**REQUIREMENTS:** The line containing "plt.rcParams['font.family'] = ['Liberation" marks the end: extract everything from the first line of the data through that line, exactly, with no pictures.

**COLLECTED MATERIAL:**
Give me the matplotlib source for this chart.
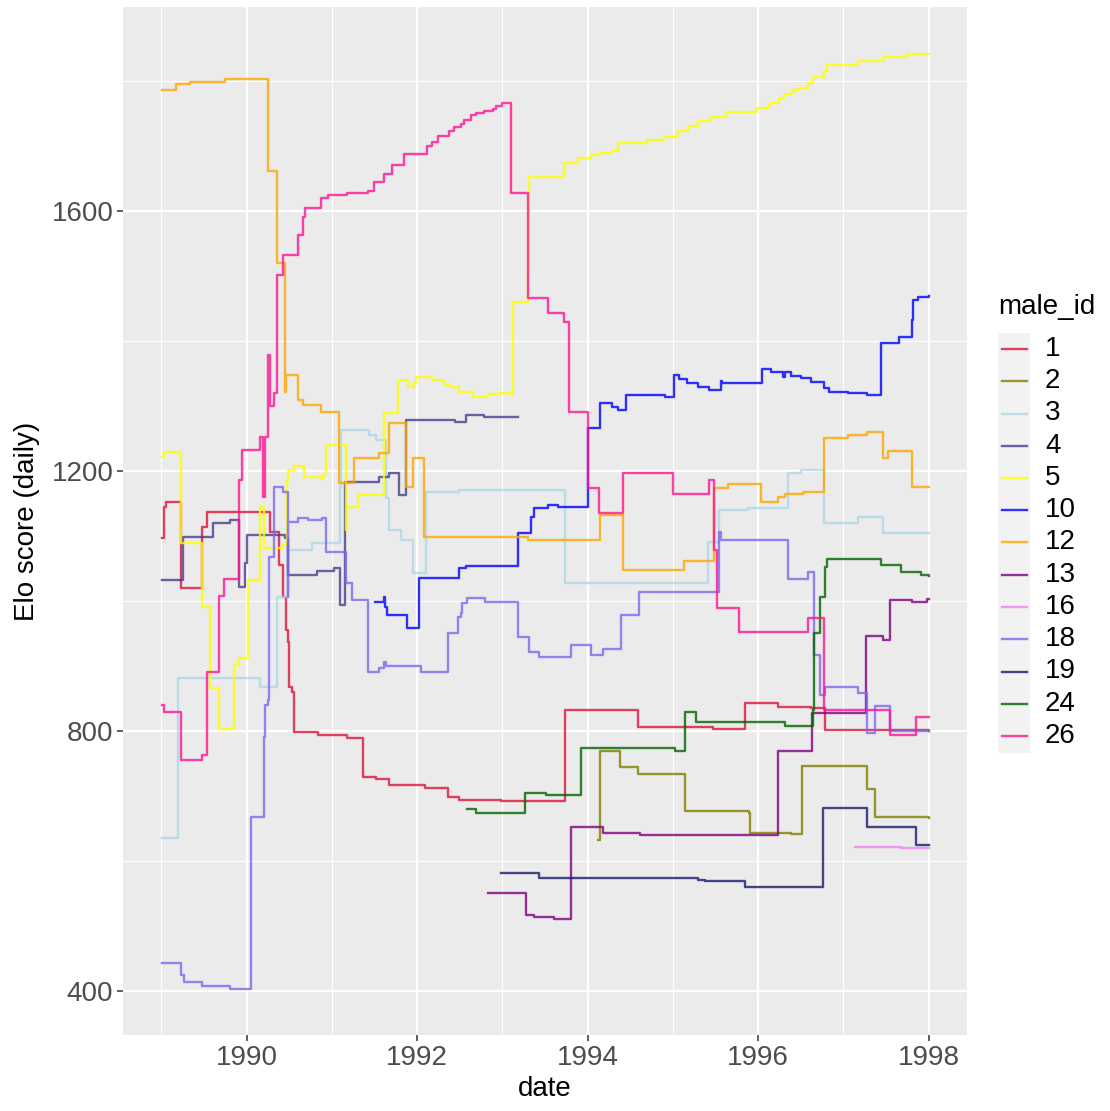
import matplotlib
matplotlib.use("Agg")
import matplotlib.pyplot as plt
from matplotlib.lines import Line2D
from matplotlib.patches import Rectangle
from matplotlib.ticker import MultipleLocator

plt.rcParams['font.family'] = ['Liberation Sans', 'DejaVu Sans']

# daily elo scores, stored as change points (decimal year, new score)
m1_date = [1989.01, 1989.03, 1989.05, 1989.23, 1989.48, 1989.54, 1990.28, 1990.38, 1990.43, 1990.46,
           1990.49, 1990.50, 1990.53, 1990.55, 1990.84, 1991.18, 1991.37, 1991.52, 1991.67, 1992.09,
           1992.36, 1992.49, 1992.98, 1993.74, 1994.59, 1995.47, 1995.85, 1996.23, 1996.62, 1996.79, 1998.0]
m1_elo = [1097, 1145, 1152, 1020, 1114, 1137, 1106, 1055, 1006, 955,
          937, 868, 860, 798, 794, 789, 729, 726, 717, 712,
          698, 694, 692, 832, 806, 803, 843, 837, 835, 801, 800]

m2_date = [1994.12, 1994.15, 1994.38, 1994.59, 1995.14, 1995.89, 1995.90, 1996.38, 1996.52, 1997.28,
           1997.37, 1998.0]
m2_elo = [632, 769, 745, 734, 677, 674, 643, 641, 746, 711, 668, 666]

m3_date = [1989.01, 1989.20, 1990.16, 1990.36, 1990.48, 1990.77, 1991.09, 1991.11, 1991.44, 1991.52,
           1991.63, 1991.67, 1991.81, 1991.95, 1992.10, 1992.49, 1993.74, 1995.41, 1995.54, 1995.88,
           1996.35, 1996.50, 1996.77, 1997.17, 1997.46, 1998.0]
m3_elo = [635, 882, 868, 1006, 1078, 1089, 1175, 1263, 1255, 1248,
          1158, 1109, 1094, 1043, 1168, 1171, 1028, 1091, 1140, 1143,
          1197, 1202, 1120, 1129, 1105, 1105]

m4_date = [1989.01, 1989.25, 1989.61, 1989.81, 1989.91, 1989.98, 1990.01, 1990.45, 1990.49, 1990.83,
           1991.02, 1991.10, 1991.15, 1991.55, 1991.67, 1991.79, 1991.87, 1992.45, 1992.57, 1992.78,
           1993.18]
m4_elo = [1032, 1098, 1120, 1125, 1022, 1058, 1102, 1097, 1040, 1046,
          1051, 994, 1183, 1191, 1197, 1163, 1278, 1275, 1286, 1283,
          1283]

m5_date = [1989.01, 1989.03, 1989.23, 1989.48, 1989.57, 1989.68, 1989.85, 1989.91, 1990.02, 1990.16,
           1990.20, 1990.43, 1990.46, 1990.47, 1990.48, 1990.55, 1990.67, 1990.87, 1990.90, 1990.93,
           1991.16, 1991.18, 1991.31, 1991.61, 1991.78, 1991.89, 1991.96, 1991.99, 1992.18, 1992.31,
           1992.39, 1992.49, 1992.66, 1992.83, 1992.98, 1993.10, 1993.12, 1993.30, 1993.31, 1993.72,
           1993.89, 1994.04, 1994.15, 1994.29, 1994.36, 1994.70, 1994.89, 1995.06, 1995.18, 1995.30,
           1995.44, 1995.62, 1995.99, 1996.11, 1996.15, 1996.24, 1996.30, 1996.40, 1996.47, 1996.59,
           1996.64, 1996.77, 1996.81, 1997.17, 1997.47, 1997.75, 1998.0]
m5_elo = [1222, 1229, 1089, 991, 866, 803, 902, 912, 1032, 1145,
          1082, 1086, 1094, 1186, 1202, 1208, 1191, 1188, 1194, 1240,
          1109, 1145, 1163, 1289, 1340, 1329, 1335, 1345, 1340, 1332,
          1329, 1322, 1314, 1318, 1320, 1317, 1460, 1509, 1652, 1674,
          1682, 1686, 1689, 1692, 1705, 1709, 1714, 1723, 1731, 1738,
          1745, 1752, 1758, 1763, 1766, 1774, 1780, 1786, 1789, 1797,
          1806, 1815, 1825, 1831, 1837, 1842, 1842]

m10_date = [1991.51, 1991.61, 1991.62, 1991.65, 1991.88, 1992.02, 1992.49, 1992.57, 1993.18, 1993.33,
            1993.37, 1993.53, 1993.65, 1994.00, 1994.15, 1994.29, 1994.36, 1994.45, 1994.91, 1995.01,
            1995.07, 1995.17, 1995.29, 1995.42, 1995.56, 1995.58, 1996.05, 1996.15, 1996.29, 1996.32,
            1996.38, 1996.50, 1996.62, 1996.77, 1996.83, 1997.05, 1997.28, 1997.44, 1997.65, 1997.81,
            1997.82, 1997.88, 1998.0]
m10_elo = [998, 1006, 991, 978, 958, 1035, 1051, 1054, 1105, 1129,
           1143, 1148, 1145, 1266, 1305, 1298, 1294, 1317, 1314, 1348,
           1342, 1335, 1329, 1325, 1338, 1335, 1357, 1352, 1345, 1352,
           1346, 1343, 1337, 1328, 1322, 1320, 1317, 1397, 1406, 1432,
           1463, 1468, 1469]

m12_date = [1989.01, 1989.17, 1989.34, 1989.75, 1990.25, 1990.36, 1990.45, 1990.46, 1990.60, 1990.66,
            1990.87, 1991.08, 1991.26, 1991.55, 1991.67, 1991.87, 1991.95, 1992.08, 1993.30, 1994.15,
            1994.42, 1995.13, 1995.48, 1995.65, 1996.03, 1996.23, 1996.32, 1996.53, 1996.77, 1997.06,
            1997.28, 1997.46, 1997.52, 1997.81, 1998.0]
m12_elo = [1786, 1795, 1798, 1803, 1662, 1520, 1322, 1348, 1309, 1302,
           1291, 1182, 1220, 1228, 1274, 1175, 1220, 1098, 1094, 1132,
           1048, 1062, 1174, 1180, 1152, 1160, 1165, 1168, 1251, 1255,
           1260, 1220, 1231, 1175, 1175]

m13_date = [1992.83, 1993.28, 1993.37, 1993.60, 1993.80, 1994.18, 1994.62, 1996.23, 1996.63, 1997.26,
            1997.47, 1997.55, 1997.81, 1997.98, 1998.0]
m13_elo = [551, 517, 514, 511, 652, 643, 640, 769, 828, 946,
           940, 1002, 998, 1003, 1003]

m16_date = [1997.14, 1997.67, 1998.0]
m16_elo = [622, 620, 620]

m18_date = [1989.01, 1989.23, 1989.26, 1989.48, 1989.81, 1990.05, 1990.20, 1990.22, 1990.25, 1990.26,
            1990.32, 1990.43, 1990.48, 1990.49, 1990.60, 1990.72, 1990.89, 1990.93, 1991.16, 1991.24,
            1991.42, 1991.55, 1991.61, 1991.63, 1992.04, 1992.36, 1992.48, 1992.51, 1992.53, 1992.59,
            1992.80, 1993.18, 1993.31, 1993.43, 1993.80, 1994.04, 1994.18, 1994.39, 1994.60, 1995.54,
            1995.56, 1996.35, 1996.59, 1996.65, 1996.73, 1996.79, 1997.17, 1997.28, 1997.37, 1997.55,
            1998.0]
m18_elo = [443, 425, 414, 408, 403, 668, 791, 840, 848, 1068,
           1175, 1168, 1006, 1122, 1128, 1125, 1128, 1075, 1028, 1002,
           891, 897, 906, 900, 891, 951, 975, 982, 997, 1005,
           998, 945, 922, 914, 932, 917, 926, 978, 1014, 1106,
           1094, 1034, 1045, 917, 855, 868, 858, 797, 838, 800,
           800]

m19_date = [1992.98, 1993.43, 1995.29, 1995.38, 1995.85, 1996.76, 1997.28, 1997.85, 1998.0]
m19_elo = [582, 574, 571, 569, 560, 682, 652, 625, 625]

m24_date = [1992.59, 1992.69, 1993.27, 1993.51, 1993.92, 1995.03, 1995.14, 1995.27, 1996.32, 1996.64,
            1996.65, 1996.73, 1996.79, 1996.81, 1997.44, 1997.67, 1997.91, 1998.0]
m24_elo = [680, 674, 705, 702, 774, 769, 829, 814, 808, 832,
           951, 1006, 1052, 1065, 1055, 1045, 1040, 1038]

m26_date = [1989.01, 1989.03, 1989.23, 1989.48, 1989.54, 1989.68, 1989.74, 1989.91, 1989.95, 1990.16,
            1990.19, 1990.21, 1990.25, 1990.27, 1990.32, 1990.36, 1990.43, 1990.60, 1990.66, 1990.69,
            1990.87, 1990.95, 1991.18, 1991.42, 1991.49, 1991.61, 1991.71, 1991.85, 1992.12, 1992.18,
            1992.25, 1992.37, 1992.43, 1992.51, 1992.55, 1992.63, 1992.69, 1992.78, 1992.89, 1992.92,
            1993.00, 1993.10, 1993.30, 1993.54, 1993.72, 1993.78, 1994.00, 1994.13, 1994.42, 1995.00,
            1995.42, 1995.48, 1995.52, 1995.77, 1996.58, 1996.77, 1997.55, 1997.85, 1998.0]
m26_elo = [840, 829, 755, 763, 891, 1008, 1034, 1186, 1232, 1252,
           1160, 1252, 1378, 1300, 1320, 1502, 1532, 1563, 1591, 1604,
           1620, 1625, 1628, 1631, 1645, 1657, 1671, 1688, 1700, 1707,
           1715, 1723, 1729, 1734, 1740, 1748, 1751, 1754, 1757, 1762,
           1766, 1628, 1466, 1443, 1429, 1291, 1174, 1135, 1197, 1165,
           1186, 1078, 989, 952, 974, 832, 794, 822, 822]

male_ids = ['1', '2', '3', '4', '5', '10', '12', '13', '16', '18', '19', '24', '26']
colours = ['crimson', 'olive', 'lightblue', 'darkslateblue', 'yellow', 'blue', 'orange',
           'purple', 'violet', 'mediumslateblue', 'midnightblue', 'darkgreen', 'deeppink']
series = [(m1_date, m1_elo), (m2_date, m2_elo), (m3_date, m3_elo), (m4_date, m4_elo),
          (m5_date, m5_elo), (m10_date, m10_elo), (m12_date, m12_elo), (m13_date, m13_elo),
          (m16_date, m16_elo), (m18_date, m18_elo), (m19_date, m19_elo), (m24_date, m24_elo),
          (m26_date, m26_elo)]

W, H = 1110, 1111
fig = plt.figure(figsize=(W / 100, H / 100), dpi=100)
ax = fig.add_axes([123 / W, 1 - 1035 / H, (967 - 123) / W, (1035 - 7) / H])
ax.set_facecolor('#EBEBEB')
for s in ax.spines.values():
    s.set_visible(False)

ax.xaxis.set_major_locator(MultipleLocator(2))
ax.xaxis.set_minor_locator(MultipleLocator(1))
ax.yaxis.set_major_locator(MultipleLocator(400))
ax.yaxis.set_minor_locator(MultipleLocator(200))
ax.grid(which='major', color='white', lw=1.6)
ax.grid(which='minor', color='white', lw=0.8)
ax.set_axisbelow(True)
ax.tick_params(which='major', length=4, width=1.1, color='#333333', labelsize=20,
               labelcolor='#4D4D4D', pad=3)
ax.tick_params(which='minor', length=0)

lw = 1.7
for (d, e), c in zip(series, colours):
    ax.plot(d, e, drawstyle='steps-post', color=c, lw=lw, alpha=0.8)

ax.set_xlim(1988.55, 1998.45)
ax.set_ylim(332, 1914)
ax.set_xlabel('date', fontsize=20, labelpad=4)
ax.set_ylabel('Elo score (daily)', fontsize=20, labelpad=8)

# legend drawn in figure pixels
tr = fig.transFigure
fig.text(998 / W, 1 - 307 / H, 'male_id', fontsize=20, va='center', ha='left')
fig.add_artist(Rectangle((998 / W, 1 - 753 / H), 32 / W, 420 / H, transform=tr,
                         facecolor='#F2F2F2', edgecolor='none'))
for i, (mid, c) in enumerate(zip(male_ids, colours)):
    y = 1 - (349 + i * 32.25) / H
    fig.add_artist(Line2D([1002 / W, 1027 / W], [y, y], transform=tr, color=c, lw=lw, alpha=0.8))
    fig.text(1045 / W, y, mid, fontsize=20, va='center', ha='left')

fig.savefig('out.png', dpi=100)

**SOLUTION TO THE EXERCISE:**
Give me the matplotlib source for this chart.
import matplotlib
matplotlib.use("Agg")
import matplotlib.pyplot as plt
from matplotlib.lines import Line2D
from matplotlib.patches import Rectangle
from matplotlib.ticker import MultipleLocator

plt.rcParams['font.family'] = ['Liberation Sans', 'DejaVu Sans']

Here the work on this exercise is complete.